Work to complete | Without the pictures, return exactly the lines from the one with "What Chart.js code" through the one with "const yTicks = [0, 10, 20, 30, 40, 50];". Both end lines belong in the copy.

Dataset extract |
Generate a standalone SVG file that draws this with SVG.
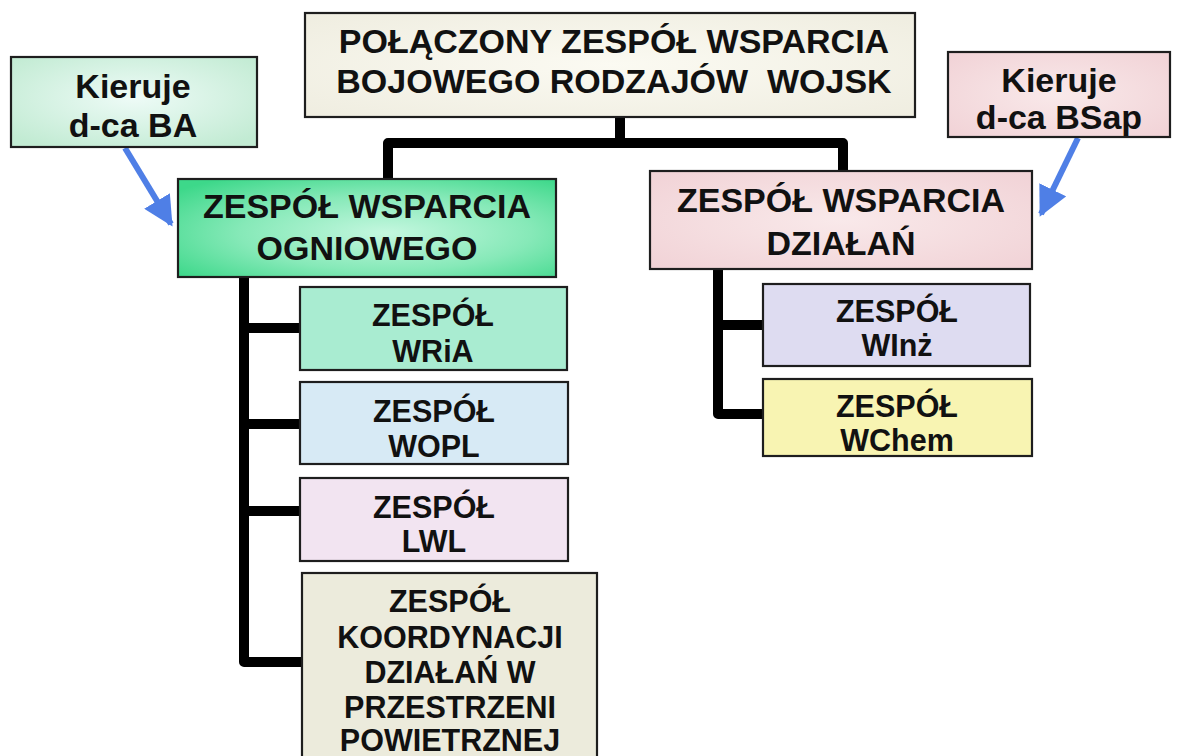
==
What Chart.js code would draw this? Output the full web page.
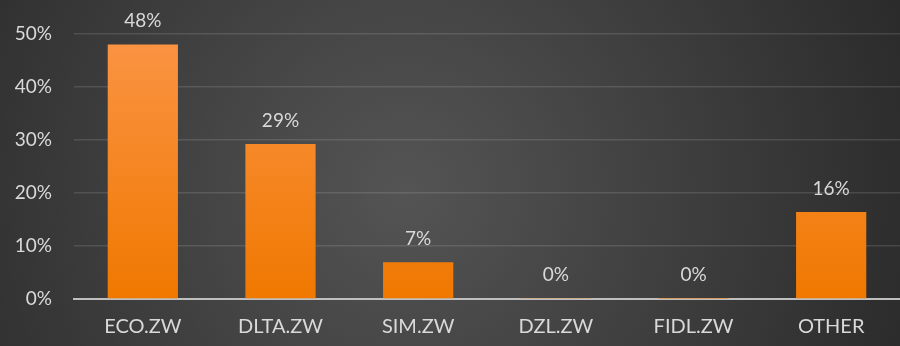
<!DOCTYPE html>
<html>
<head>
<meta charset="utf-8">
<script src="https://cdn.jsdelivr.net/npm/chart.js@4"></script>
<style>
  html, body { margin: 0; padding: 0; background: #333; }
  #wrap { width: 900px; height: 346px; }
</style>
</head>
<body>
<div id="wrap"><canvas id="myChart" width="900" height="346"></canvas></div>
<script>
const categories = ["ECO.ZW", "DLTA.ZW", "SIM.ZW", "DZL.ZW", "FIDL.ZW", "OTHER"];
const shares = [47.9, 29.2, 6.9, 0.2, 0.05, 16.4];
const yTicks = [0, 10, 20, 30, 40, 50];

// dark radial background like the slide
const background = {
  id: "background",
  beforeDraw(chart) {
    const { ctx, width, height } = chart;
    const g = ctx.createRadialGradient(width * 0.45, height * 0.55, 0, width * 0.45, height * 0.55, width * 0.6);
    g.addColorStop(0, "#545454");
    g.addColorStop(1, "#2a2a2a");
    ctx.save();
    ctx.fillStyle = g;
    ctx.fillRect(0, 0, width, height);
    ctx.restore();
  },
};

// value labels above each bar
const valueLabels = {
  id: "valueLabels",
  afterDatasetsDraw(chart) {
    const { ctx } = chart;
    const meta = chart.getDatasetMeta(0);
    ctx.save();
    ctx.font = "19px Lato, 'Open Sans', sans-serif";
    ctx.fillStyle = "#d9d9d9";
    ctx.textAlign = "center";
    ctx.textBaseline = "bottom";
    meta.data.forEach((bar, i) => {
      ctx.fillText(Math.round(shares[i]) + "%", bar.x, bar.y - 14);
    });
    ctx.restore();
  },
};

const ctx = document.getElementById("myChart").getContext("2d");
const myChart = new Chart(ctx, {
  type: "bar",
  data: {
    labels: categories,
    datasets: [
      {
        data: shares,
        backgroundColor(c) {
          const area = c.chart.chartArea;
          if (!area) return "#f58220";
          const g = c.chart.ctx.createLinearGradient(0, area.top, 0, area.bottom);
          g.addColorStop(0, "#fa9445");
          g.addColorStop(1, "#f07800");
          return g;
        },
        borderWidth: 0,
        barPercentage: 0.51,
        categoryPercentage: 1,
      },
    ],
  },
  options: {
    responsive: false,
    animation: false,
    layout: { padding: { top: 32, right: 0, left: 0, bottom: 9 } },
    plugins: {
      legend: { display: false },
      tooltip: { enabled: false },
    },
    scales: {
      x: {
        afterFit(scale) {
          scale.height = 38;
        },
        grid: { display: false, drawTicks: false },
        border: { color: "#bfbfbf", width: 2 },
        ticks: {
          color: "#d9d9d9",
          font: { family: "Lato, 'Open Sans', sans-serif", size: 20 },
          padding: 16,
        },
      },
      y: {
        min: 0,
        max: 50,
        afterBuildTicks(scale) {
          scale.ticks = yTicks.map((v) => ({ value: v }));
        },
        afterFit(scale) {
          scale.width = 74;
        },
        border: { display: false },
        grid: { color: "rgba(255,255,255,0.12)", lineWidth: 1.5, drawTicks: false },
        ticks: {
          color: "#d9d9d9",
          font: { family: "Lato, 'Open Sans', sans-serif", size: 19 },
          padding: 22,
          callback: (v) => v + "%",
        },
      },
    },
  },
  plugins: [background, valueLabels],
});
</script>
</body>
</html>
---
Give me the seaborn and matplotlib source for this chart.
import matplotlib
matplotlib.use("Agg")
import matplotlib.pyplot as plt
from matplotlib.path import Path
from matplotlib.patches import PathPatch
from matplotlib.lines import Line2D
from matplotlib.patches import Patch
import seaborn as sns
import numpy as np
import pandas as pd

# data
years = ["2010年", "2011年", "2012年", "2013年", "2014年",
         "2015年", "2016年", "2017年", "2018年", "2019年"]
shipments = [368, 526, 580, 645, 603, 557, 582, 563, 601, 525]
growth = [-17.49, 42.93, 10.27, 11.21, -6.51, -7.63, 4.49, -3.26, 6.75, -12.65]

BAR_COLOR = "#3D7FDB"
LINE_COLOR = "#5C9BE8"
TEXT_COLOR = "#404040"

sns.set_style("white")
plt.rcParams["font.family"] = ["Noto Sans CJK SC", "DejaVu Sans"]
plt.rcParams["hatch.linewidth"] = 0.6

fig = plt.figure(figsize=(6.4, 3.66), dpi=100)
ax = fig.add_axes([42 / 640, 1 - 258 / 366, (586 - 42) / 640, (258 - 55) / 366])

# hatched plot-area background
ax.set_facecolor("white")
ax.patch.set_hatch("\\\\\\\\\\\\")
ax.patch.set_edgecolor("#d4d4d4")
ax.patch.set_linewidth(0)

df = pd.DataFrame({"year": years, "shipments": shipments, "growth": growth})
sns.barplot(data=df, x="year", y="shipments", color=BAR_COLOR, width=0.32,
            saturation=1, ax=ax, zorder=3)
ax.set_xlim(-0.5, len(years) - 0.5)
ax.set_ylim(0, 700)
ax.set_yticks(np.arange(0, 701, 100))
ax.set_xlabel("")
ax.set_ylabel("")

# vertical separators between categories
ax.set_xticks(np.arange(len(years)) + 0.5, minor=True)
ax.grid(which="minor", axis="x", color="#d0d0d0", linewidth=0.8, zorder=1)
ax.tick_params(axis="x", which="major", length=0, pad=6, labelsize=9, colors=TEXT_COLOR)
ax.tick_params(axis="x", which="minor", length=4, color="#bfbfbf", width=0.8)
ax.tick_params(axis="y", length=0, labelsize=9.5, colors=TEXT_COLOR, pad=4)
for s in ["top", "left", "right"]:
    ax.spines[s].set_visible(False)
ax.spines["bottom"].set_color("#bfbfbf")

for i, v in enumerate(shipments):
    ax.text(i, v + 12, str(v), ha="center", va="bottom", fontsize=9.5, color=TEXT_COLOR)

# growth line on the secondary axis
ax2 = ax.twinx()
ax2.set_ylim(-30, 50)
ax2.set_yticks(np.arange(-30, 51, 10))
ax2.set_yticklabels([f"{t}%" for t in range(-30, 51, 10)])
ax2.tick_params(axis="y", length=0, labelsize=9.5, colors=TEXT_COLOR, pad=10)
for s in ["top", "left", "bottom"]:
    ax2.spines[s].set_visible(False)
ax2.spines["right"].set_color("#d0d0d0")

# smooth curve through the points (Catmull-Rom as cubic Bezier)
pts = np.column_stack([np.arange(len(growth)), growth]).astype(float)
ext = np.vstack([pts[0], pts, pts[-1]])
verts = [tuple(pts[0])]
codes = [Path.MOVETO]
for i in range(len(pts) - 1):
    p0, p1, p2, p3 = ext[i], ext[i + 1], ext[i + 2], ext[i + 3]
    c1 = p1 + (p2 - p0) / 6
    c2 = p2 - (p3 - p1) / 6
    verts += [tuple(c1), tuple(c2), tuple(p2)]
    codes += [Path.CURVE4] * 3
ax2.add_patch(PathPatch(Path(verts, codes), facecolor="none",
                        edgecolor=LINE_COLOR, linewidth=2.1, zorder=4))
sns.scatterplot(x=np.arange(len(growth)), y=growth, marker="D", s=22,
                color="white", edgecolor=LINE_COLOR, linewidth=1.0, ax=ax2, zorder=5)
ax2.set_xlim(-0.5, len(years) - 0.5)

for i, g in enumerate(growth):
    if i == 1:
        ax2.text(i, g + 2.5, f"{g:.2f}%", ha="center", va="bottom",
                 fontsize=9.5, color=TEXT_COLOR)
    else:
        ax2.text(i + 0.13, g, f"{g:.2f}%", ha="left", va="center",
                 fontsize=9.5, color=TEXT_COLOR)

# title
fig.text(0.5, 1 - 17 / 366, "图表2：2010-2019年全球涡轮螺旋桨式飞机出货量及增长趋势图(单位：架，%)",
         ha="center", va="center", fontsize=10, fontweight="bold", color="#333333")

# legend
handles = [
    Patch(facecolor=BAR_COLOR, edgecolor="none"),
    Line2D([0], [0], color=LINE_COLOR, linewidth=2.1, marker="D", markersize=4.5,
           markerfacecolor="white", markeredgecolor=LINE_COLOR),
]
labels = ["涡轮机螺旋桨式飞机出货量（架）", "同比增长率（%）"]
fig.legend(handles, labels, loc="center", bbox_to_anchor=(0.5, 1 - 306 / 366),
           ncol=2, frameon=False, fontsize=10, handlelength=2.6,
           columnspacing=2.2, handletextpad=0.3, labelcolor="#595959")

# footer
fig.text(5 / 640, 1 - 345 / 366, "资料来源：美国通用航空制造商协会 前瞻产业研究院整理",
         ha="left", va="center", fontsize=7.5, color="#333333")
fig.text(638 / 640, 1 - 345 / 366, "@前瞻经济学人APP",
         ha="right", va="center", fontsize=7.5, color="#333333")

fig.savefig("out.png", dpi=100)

Response |
What Chart.js code would draw this? Output the full web page.
<!DOCTYPE html>
<html>
<head>
<meta charset="utf-8">
<script src="https://cdn.jsdelivr.net/npm/chart.js@4"></script>
<style>
  html, body { margin: 0; padding: 0; background: #333; }
  #wrap { width: 900px; height: 346px; }
</style>
</head>
<body>
<div id="wrap"><canvas id="myChart" width="900" height="346"></canvas></div>
<script>
const categories = ["ECO.ZW", "DLTA.ZW", "SIM.ZW", "DZL.ZW", "FIDL.ZW", "OTHER"];
const shares = [47.9, 29.2, 6.9, 0.2, 0.05, 16.4];
const yTicks = [0, 10, 20, 30, 40, 50];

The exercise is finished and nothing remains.